Would you write out the listing verbatim and skip every picture in it?

★ ★ ★ ★ ★ ★ ★

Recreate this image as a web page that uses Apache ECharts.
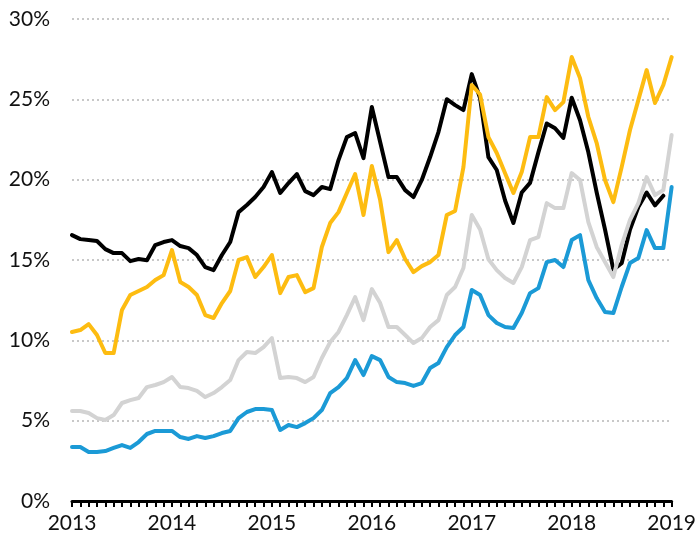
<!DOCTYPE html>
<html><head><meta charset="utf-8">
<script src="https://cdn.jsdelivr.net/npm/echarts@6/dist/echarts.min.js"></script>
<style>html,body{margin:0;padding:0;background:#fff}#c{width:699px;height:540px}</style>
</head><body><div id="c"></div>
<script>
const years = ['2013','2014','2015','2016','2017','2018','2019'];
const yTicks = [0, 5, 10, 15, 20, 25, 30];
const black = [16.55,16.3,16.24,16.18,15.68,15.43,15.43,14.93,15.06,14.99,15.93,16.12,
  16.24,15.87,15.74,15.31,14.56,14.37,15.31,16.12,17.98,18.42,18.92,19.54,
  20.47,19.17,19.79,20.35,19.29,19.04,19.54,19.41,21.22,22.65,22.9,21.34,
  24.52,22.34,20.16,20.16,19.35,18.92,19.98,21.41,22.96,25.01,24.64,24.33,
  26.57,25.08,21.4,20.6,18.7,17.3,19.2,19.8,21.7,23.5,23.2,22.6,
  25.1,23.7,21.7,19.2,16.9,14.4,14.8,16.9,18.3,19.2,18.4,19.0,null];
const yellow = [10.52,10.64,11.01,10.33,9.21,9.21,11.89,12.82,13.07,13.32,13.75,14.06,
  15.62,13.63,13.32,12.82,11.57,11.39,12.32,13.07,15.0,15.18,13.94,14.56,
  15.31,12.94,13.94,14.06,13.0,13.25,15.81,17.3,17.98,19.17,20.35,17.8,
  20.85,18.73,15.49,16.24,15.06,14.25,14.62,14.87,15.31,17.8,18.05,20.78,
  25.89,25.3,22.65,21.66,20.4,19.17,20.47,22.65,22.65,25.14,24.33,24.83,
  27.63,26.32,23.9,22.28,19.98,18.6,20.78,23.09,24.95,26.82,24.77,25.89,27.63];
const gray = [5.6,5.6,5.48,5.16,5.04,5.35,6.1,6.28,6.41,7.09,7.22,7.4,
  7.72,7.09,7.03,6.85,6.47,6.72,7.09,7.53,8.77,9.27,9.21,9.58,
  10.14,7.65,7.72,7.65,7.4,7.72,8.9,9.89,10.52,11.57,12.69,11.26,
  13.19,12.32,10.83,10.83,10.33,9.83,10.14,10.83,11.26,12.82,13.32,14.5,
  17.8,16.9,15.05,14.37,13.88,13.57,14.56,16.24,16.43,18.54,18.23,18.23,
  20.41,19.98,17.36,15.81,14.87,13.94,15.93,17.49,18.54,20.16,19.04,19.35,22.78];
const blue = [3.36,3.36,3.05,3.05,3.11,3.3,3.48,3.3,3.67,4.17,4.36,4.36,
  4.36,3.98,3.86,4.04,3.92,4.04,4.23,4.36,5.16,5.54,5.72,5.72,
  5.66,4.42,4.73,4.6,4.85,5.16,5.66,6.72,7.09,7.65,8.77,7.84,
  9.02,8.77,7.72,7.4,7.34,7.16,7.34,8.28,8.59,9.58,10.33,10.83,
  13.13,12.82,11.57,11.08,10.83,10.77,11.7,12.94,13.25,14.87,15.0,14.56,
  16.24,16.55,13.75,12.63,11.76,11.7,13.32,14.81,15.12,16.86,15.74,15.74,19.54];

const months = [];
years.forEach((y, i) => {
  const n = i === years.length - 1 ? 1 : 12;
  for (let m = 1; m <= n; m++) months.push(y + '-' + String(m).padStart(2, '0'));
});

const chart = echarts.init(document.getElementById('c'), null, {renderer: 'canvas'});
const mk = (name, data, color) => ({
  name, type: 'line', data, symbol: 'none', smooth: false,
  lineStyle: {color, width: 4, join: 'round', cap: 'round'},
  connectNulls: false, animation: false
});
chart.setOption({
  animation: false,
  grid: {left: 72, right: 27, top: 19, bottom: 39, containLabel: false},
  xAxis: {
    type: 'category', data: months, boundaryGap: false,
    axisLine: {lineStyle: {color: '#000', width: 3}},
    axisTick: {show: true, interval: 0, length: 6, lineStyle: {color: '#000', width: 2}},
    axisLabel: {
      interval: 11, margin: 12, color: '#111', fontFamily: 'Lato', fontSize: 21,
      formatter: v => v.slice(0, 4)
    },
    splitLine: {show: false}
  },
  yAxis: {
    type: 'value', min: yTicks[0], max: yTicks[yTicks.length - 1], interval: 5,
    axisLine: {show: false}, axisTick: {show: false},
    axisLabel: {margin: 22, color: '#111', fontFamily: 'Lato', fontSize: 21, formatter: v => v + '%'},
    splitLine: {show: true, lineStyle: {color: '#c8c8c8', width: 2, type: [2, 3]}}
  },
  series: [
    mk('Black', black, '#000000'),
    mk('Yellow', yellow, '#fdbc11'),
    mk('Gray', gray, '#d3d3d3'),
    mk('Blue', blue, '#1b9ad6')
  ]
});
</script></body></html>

★ ★ ★ ★ ★ ★ ★

ANSWER TO THIS TASK:
Recreate this image as a web page that uses Apache ECharts.
<!DOCTYPE html>
<html><head><meta charset="utf-8">
<script src="https://cdn.jsdelivr.net/npm/echarts@6/dist/echarts.min.js"></script>
<style>html,body{margin:0;padding:0;background:#fff}#c{width:699px;height:540px}</style>
</head><body><div id="c"></div>
<script>
const years = ['2013','2014','2015','2016','2017','2018','2019'];
const yTicks = [0, 5, 10, 15, 20, 25, 30];
const black = [16.55,16.3,16.24,16.18,15.68,15.43,15.43,14.93,15.06,14.99,15.93,16.12,
  16.24,15.87,15.74,15.31,14.56,14.37,15.31,16.12,17.98,18.42,18.92,19.54,
  20.47,19.17,19.79,20.35,19.29,19.04,19.54,19.41,21.22,22.65,22.9,21.34,
  24.52,22.34,20.16,20.16,19.35,18.92,19.98,21.41,22.96,25.01,24.64,24.33,
  26.57,25.08,21.4,20.6,18.7,17.3,19.2,19.8,21.7,23.5,23.2,22.6,
  25.1,23.7,21.7,19.2,16.9,14.4,14.8,16.9,18.3,19.2,18.4,19.0,null];
const yellow = [10.52,10.64,11.01,10.33,9.21,9.21,11.89,12.82,13.07,13.32,13.75,14.06,
  15.62,13.63,13.32,12.82,11.57,11.39,12.32,13.07,15.0,15.18,13.94,14.56,
  15.31,12.94,13.94,14.06,13.0,13.25,15.81,17.3,17.98,19.17,20.35,17.8,
  20.85,18.73,15.49,16.24,15.06,14.25,14.62,14.87,15.31,17.8,18.05,20.78,
  25.89,25.3,22.65,21.66,20.4,19.17,20.47,22.65,22.65,25.14,24.33,24.83,
  27.63,26.32,23.9,22.28,19.98,18.6,20.78,23.09,24.95,26.82,24.77,25.89,27.63];
const gray = [5.6,5.6,5.48,5.16,5.04,5.35,6.1,6.28,6.41,7.09,7.22,7.4,
  7.72,7.09,7.03,6.85,6.47,6.72,7.09,7.53,8.77,9.27,9.21,9.58,
  10.14,7.65,7.72,7.65,7.4,7.72,8.9,9.89,10.52,11.57,12.69,11.26,
  13.19,12.32,10.83,10.83,10.33,9.83,10.14,10.83,11.26,12.82,13.32,14.5,
  17.8,16.9,15.05,14.37,13.88,13.57,14.56,16.24,16.43,18.54,18.23,18.23,
  20.41,19.98,17.36,15.81,14.87,13.94,15.93,17.49,18.54,20.16,19.04,19.35,22.78];
const blue = [3.36,3.36,3.05,3.05,3.11,3.3,3.48,3.3,3.67,4.17,4.36,4.36,
  4.36,3.98,3.86,4.04,3.92,4.04,4.23,4.36,5.16,5.54,5.72,5.72,
  5.66,4.42,4.73,4.6,4.85,5.16,5.66,6.72,7.09,7.65,8.77,7.84,
  9.02,8.77,7.72,7.4,7.34,7.16,7.34,8.28,8.59,9.58,10.33,10.83,
  13.13,12.82,11.57,11.08,10.83,10.77,11.7,12.94,13.25,14.87,15.0,14.56,
  16.24,16.55,13.75,12.63,11.76,11.7,13.32,14.81,15.12,16.86,15.74,15.74,19.54];

const months = [];
years.forEach((y, i) => {
  const n = i === years.length - 1 ? 1 : 12;
  for (let m = 1; m <= n; m++) months.push(y + '-' + String(m).padStart(2, '0'));
});

const chart = echarts.init(document.getElementById('c'), null, {renderer: 'canvas'});
const mk = (name, data, color) => ({
  name, type: 'line', data, symbol: 'none', smooth: false,
  lineStyle: {color, width: 4, join: 'round', cap: 'round'},
  connectNulls: false, animation: false
});
chart.setOption({
  animation: false,
  grid: {left: 72, right: 27, top: 19, bottom: 39, containLabel: false},
  xAxis: {
    type: 'category', data: months, boundaryGap: false,
    axisLine: {lineStyle: {color: '#000', width: 3}},
    axisTick: {show: true, interval: 0, length: 6, lineStyle: {color: '#000', width: 2}},
    axisLabel: {
      interval: 11, margin: 12, color: '#111', fontFamily: 'Lato', fontSize: 21,
      formatter: v => v.slice(0, 4)
    },
    splitLine: {show: false}
  },
  yAxis: {
    type: 'value', min: yTicks[0], max: yTicks[yTicks.length - 1], interval: 5,
    axisLine: {show: false}, axisTick: {show: false},
    axisLabel: {margin: 22, color: '#111', fontFamily: 'Lato', fontSize: 21, formatter: v => v + '%'},
    splitLine: {show: true, lineStyle: {color: '#c8c8c8', width: 2, type: [2, 3]}}
  },
  series: [
    mk('Black', black, '#000000'),
    mk('Yellow', yellow, '#fdbc11'),
    mk('Gray', gray, '#d3d3d3'),
    mk('Blue', blue, '#1b9ad6')
  ]
});
</script></body></html>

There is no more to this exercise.